Chavez's quick trip home appeared aimed at sending a clear directive to his inner circle that Maduro is his chosen successor. He called for his allies to pull together, saying: "Unity, unity, unity."
He also said it's important for the military to remain united, saying: "the enemies of the country don't rest."
Chavez said his doctors had recommended he have the surgery right away, but that he had told them he wanted to return to Venezuela first.
"What I came for was this," he said, seated below a portrait of independence hero Simon Bolivar, the inspiration of his Bolivarian Revolution movement.
Chavez had named Maduro, his longtime foreign minister, as his choice for vice president three days after winning re-election.

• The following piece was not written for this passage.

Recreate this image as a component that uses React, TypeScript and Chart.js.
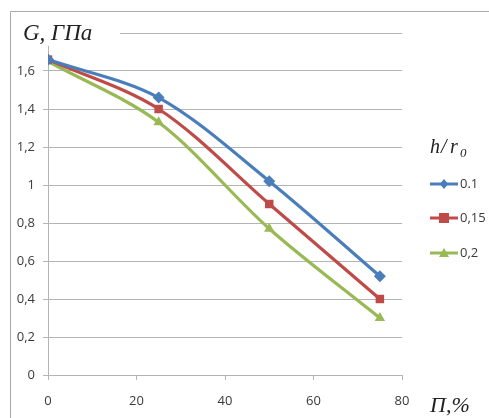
import React, { useEffect, useRef } from "react";
import { Chart, registerables } from "chart.js";

Chart.register(...registerables);

// Porosity, %
const porosity = [0, 25, 50, 75];
// Shear modulus G, GPa, for each h/r0 ratio
const g01 = [1.66, 1.46, 1.02, 0.52];
const g015 = [1.66, 1.4, 0.9, 0.4];
const g02 = [1.65, 1.33, 0.77, 0.3];

const seriesLabels = ["0.1", "0,15", "0,2"];
const seriesColors = ["#4a7ebb", "#be4b48", "#98b954"];
const seriesMarkers = ["rectRot", "rect", "triangle"];
const seriesRadius = [6, 6, 6];

const xTicks = [0, 20, 40, 60, 80];
const yMax = 1.8;

const W = 489;
const H = 418;
const GRID = "#b4b4b4";
const TEXT = "#3a3a3a";
const SERIF = "'Liberation Serif', 'DejaVu Serif', serif";
const SANS = "'Open Sans', 'Noto Sans', sans-serif";

function fmt(v: number): string {
  const r = Math.round(v * 10) / 10;
  if (Math.abs(r - yMax) < 1e-6) return "";
  return Number.isInteger(r) ? String(r) : r.toFixed(1).replace(".", ",");
}

function drawMarker(ctx: CanvasRenderingContext2D, style: string, x: number, y: number, r: number, color: string) {
  ctx.save();
  ctx.fillStyle = color;
  ctx.beginPath();
  if (style === "rect") {
    ctx.rect(x - r, y - r, 2 * r, 2 * r);
  } else if (style === "rectRot") {
    ctx.moveTo(x, y - r);
    ctx.lineTo(x + r * 0.85, y);
    ctx.lineTo(x, y + r);
    ctx.lineTo(x - r * 0.85, y);
    ctx.closePath();
  } else {
    ctx.moveTo(x, y - r);
    ctx.lineTo(x + r, y + r * 0.8);
    ctx.lineTo(x - r, y + r * 0.8);
    ctx.closePath();
  }
  ctx.fill();
  ctx.restore();
}

const decorPlugin = {
  id: "decor",
  beforeDraw(chart: any) {
    const ctx = chart.ctx as CanvasRenderingContext2D;
    ctx.save();
    ctx.fillStyle = "#ffffff";
    ctx.fillRect(0, 0, chart.width, chart.height);
    ctx.restore();
  },
  afterDraw(chart: any) {
    const ctx = chart.ctx as CanvasRenderingContext2D;
    ctx.save();

    // outer frame
    ctx.strokeStyle = "#a9a9b4";
    ctx.lineWidth = 1;
    ctx.beginPath();
    ctx.moveTo(10.5, H);
    ctx.lineTo(10.5, 11.5);
    ctx.lineTo(W, 11.5);
    ctx.stroke();

    // axis title box over the top of the plot
    ctx.fillStyle = "#ffffff";
    ctx.fillRect(12, 14, 108, 32);
    ctx.fillStyle = "#222";
    ctx.font = `italic 23px ${SERIF}`;
    ctx.textBaseline = "alphabetic";
    ctx.textAlign = "left";
    ctx.fillText("G, ГПа", 23, 40);

    // x axis title
    ctx.font = `italic 22px ${SERIF}`;
    ctx.fillText("П,%", 430, 412);

    // legend title h/r0
    const lx = 430;
    ctx.font = `italic 20px ${SERIF}`;
    ctx.fillText("h", lx, 153);
    ctx.fillText("/", lx + 11, 153);
    ctx.fillText("r", lx + 20, 153);
    ctx.font = `italic 13px ${SERIF}`;
    ctx.fillText("0", lx + 30, 157);

    const rows = [184, 218, 253];
    ctx.font = `13px ${SANS}`;
    ctx.textBaseline = "middle";
    rows.forEach((y, i) => {
      ctx.strokeStyle = seriesColors[i];
      ctx.lineWidth = 3;
      ctx.beginPath();
      ctx.moveTo(lx, y);
      ctx.lineTo(lx + 28, y);
      ctx.stroke();
      drawMarker(ctx, seriesMarkers[i], lx + 14, y, seriesRadius[i] - 1, seriesColors[i]);
      ctx.fillStyle = TEXT;
      ctx.fillText(seriesLabels[i], lx + 30, y);
    });
    ctx.restore();
  },
};

export default function App() {
  const ref = useRef<HTMLCanvasElement | null>(null);

  useEffect(() => {
    if (!ref.current) return;
    const series = [g01, g015, g02];
    const chart = new Chart(ref.current, {
      type: "line",
      data: {
        datasets: series.map((vals, i) => ({
          label: seriesLabels[i],
          data: porosity.map((x, j) => ({ x, y: vals[j] })),
          borderColor: seriesColors[i],
          backgroundColor: seriesColors[i],
          borderWidth: 3.2,
          pointStyle: seriesMarkers[i] as any,
          pointRadius: seriesRadius[i],
          pointBorderWidth: 0,
          tension: 0.32,
          fill: false,
        })),
      },
      options: {
        responsive: false,
        animation: false,
        layout: { padding: { left: 0, right: 87, top: 33, bottom: 0 } },
        plugins: { legend: { display: false }, tooltip: { enabled: false } },
        scales: {
          x: {
            type: "linear",
            min: 0,
            max: 80,
            afterBuildTicks: (s: any) => {
              s.ticks = xTicks.map((v) => ({ value: v }));
            },
            afterFit: (s: any) => {
              s.height = H - 375;
            },
            grid: { drawOnChartArea: false, drawTicks: true, tickLength: 5, tickColor: GRID },
            border: { color: GRID, width: 1 },
            ticks: {
              color: TEXT,
              font: { family: SANS, size: 13 },
              padding: 13,
              maxRotation: 0,
            },
          },
          y: {
            min: 0,
            max: yMax,
            afterFit: (s: any) => {
              s.width = 48;
            },
            grid: { color: GRID, lineWidth: 1, tickLength: 5, tickColor: GRID },
            border: { color: GRID, width: 1 },
            ticks: {
              stepSize: 0.2,
              color: TEXT,
              font: { family: SANS, size: 13 },
              padding: 8,
              callback: (v: any) => fmt(Number(v)),
            },
          },
        },
      },
      plugins: [decorPlugin],
    });
    return () => chart.destroy();
  }, []);

  return (
    <div style={{ position: "fixed", left: 0, top: 0, width: W, height: H, background: "#fff" }}>
      <canvas ref={ref} width={W} height={H} style={{ display: "block", width: W, height: H }} />
    </div>
  );
}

The 50-year-old Maduro, a burly former bus driver, has shown unflagging loyalty and become a leading spokesman for Venezuela's socialist leader in recent years.
Chavez said that if new elections are eventually held, his movement's candidate should be Maduro.
"In that scenario, which under the constitution would require presidential elections to be held again, you all elect Nicolas Maduro as president," Chavez said. "I ask that of you from my heart."
Chavez called him "one of the young leaders with the greatest ability to continue, if I'm unable to ... continue with his firm hand, with his gaze, with his heart of a man of the people."
Chavez was flanked by both Maduro and Cabello, and he held a small blue copy of the constitution in his hands.
State television showed Chavez's supporters congregating in squares in various cities, and some joined hands to pray for his health. At the gathering in downtown Caracas, some expressed optimism that Chavez would pull through it. Others said they weren't sure.
"I love Chavez, and I'm worried," said Leonardo Chirinos, a construction worker. "We don't know what's going to happen, but I trust that the revolution is going to continue on, no matter what happens."
Chavez called his relapse a "new battle." It will be his third operation to remove cancerous tissue in about a year and a half.
The president underwent surgery for an unspecified type of pelvic cancer in Cuba in June 2011, after an operation for a pelvic abscess earlier in the month. He had another cancer surgery last February after a tumor appeared in the same area. He has also undergone chemotherapy and radiation treatments.
Chavez said in July that tests showed he was cancer-free. But he had recently reduced his public appearances, and he made his most recent trip to Cuba on the night of Nov. 27, saying he would receive hyperbaric oxygen treatment. Such treatment is regularly used to help heal tissues damaged by radiation treatment.
Chavez said that while he was in Cuba tests detected the recurrence of cancer.
Dr. Julian Molina, an oncologist at the Mayo Clinic in Rochester, Minnesota, said that based upon the limited information Chavez has made public about his cancer it appears to be terminal.
"For a patient in similar circumstances where you have given surgery as a first line of treatment, then chemotherapy, then radiation therapy and you are still dealing with a tumor this late — that indicates that it is not a curable cancer," he told The Associated Press in a telephone interview.
Molina and other medical experts said Chavez's next surgery likely won't be high-risk.
"I think if they are planning to do any surgery it is to improve his quality of life, meaning to remove a tumor that is located in a place that is either producing some pain or some difficulty for the patient," Molina said.